═══ EXERCISE MATERIAL ═══

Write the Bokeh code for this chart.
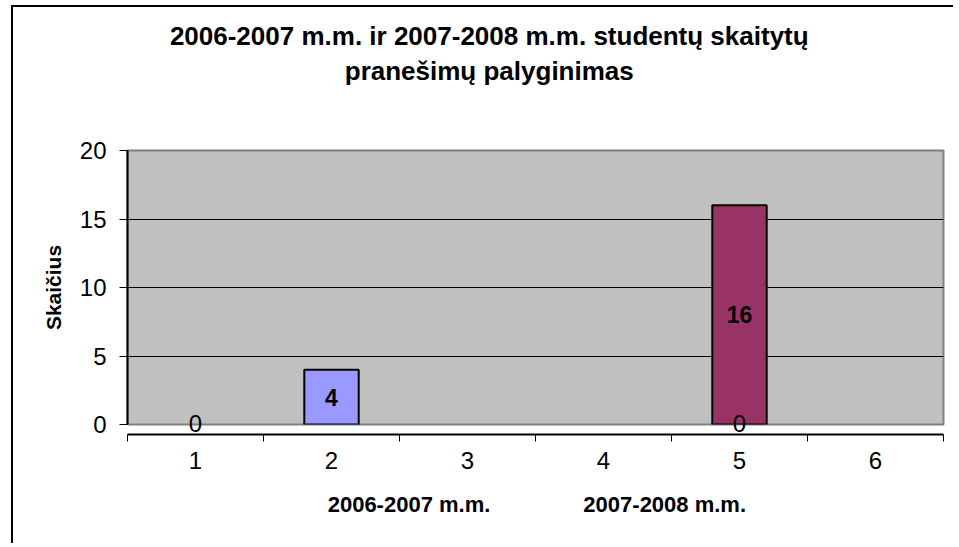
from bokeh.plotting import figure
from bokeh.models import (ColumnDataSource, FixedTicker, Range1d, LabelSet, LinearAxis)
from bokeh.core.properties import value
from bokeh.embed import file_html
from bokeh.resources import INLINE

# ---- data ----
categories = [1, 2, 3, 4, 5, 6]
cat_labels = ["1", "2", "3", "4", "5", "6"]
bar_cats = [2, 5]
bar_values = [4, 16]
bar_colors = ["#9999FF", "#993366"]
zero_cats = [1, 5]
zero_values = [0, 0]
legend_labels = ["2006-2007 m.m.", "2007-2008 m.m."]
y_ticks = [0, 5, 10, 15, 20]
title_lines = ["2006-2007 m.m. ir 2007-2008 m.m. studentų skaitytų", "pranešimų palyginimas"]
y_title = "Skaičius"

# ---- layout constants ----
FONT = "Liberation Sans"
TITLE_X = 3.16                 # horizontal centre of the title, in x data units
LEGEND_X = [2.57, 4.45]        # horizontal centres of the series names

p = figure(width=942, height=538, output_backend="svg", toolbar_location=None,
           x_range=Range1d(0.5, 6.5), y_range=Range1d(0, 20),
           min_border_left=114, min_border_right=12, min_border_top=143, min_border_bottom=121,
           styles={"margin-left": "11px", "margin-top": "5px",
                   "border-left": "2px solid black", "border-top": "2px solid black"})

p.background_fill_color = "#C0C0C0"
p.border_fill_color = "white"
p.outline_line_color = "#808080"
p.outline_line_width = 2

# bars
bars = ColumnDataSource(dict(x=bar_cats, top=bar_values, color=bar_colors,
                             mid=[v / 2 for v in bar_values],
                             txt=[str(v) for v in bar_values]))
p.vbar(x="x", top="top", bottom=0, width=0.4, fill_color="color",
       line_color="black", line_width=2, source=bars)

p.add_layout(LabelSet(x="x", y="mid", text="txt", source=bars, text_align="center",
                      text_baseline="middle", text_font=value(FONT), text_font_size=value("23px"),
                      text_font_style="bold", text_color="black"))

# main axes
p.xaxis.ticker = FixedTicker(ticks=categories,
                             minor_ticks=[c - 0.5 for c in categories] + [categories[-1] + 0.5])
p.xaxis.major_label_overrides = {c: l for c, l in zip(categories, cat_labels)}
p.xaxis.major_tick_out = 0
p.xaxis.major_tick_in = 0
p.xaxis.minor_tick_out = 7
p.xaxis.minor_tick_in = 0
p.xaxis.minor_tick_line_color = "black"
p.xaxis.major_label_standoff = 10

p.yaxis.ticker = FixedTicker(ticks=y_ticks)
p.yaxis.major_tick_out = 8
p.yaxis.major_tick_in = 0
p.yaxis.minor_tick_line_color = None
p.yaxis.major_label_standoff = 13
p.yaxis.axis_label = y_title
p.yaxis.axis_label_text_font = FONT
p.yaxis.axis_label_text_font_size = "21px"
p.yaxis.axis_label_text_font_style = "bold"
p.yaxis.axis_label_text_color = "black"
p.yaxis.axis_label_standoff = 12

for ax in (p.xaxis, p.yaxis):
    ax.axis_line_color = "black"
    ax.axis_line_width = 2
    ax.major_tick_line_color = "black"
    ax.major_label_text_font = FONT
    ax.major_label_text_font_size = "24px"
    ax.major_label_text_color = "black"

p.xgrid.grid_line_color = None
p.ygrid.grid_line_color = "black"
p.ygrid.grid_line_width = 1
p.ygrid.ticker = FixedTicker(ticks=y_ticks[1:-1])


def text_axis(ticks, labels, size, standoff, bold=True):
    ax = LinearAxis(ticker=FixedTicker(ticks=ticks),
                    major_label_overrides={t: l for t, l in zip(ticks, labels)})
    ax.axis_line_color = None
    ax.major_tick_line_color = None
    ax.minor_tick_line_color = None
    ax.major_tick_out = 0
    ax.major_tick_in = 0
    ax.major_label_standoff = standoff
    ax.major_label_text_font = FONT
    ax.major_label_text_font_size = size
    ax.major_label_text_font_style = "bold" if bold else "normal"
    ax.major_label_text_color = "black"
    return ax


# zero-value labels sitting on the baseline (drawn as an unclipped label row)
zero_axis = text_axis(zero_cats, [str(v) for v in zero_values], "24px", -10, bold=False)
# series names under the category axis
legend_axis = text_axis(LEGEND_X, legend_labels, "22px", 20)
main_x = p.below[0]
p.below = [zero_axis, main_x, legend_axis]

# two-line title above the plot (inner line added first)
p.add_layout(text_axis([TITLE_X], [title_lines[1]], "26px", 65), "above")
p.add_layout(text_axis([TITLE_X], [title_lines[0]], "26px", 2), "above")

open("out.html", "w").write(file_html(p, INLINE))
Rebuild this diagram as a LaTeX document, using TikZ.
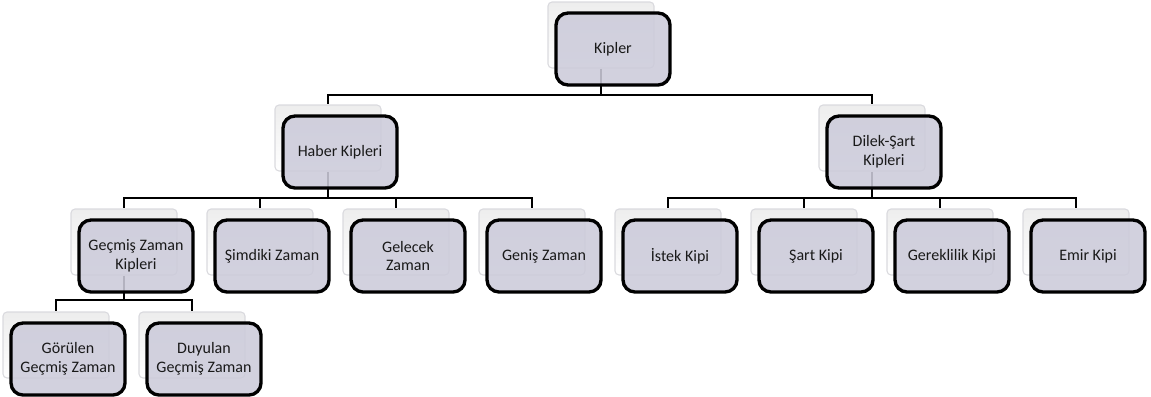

═══

**GIVEN REQUEST:** Starting with the first line of the data above and ending with the line containing "from bokeh.resources import INLINE", please restate every line exactly, leaving images out.

**EXPECTED ANSWER:**
Write the Bokeh code for this chart.
from bokeh.plotting import figure
from bokeh.models import (ColumnDataSource, FixedTicker, Range1d, LabelSet, LinearAxis)
from bokeh.core.properties import value
from bokeh.embed import file_html
from bokeh.resources import INLINE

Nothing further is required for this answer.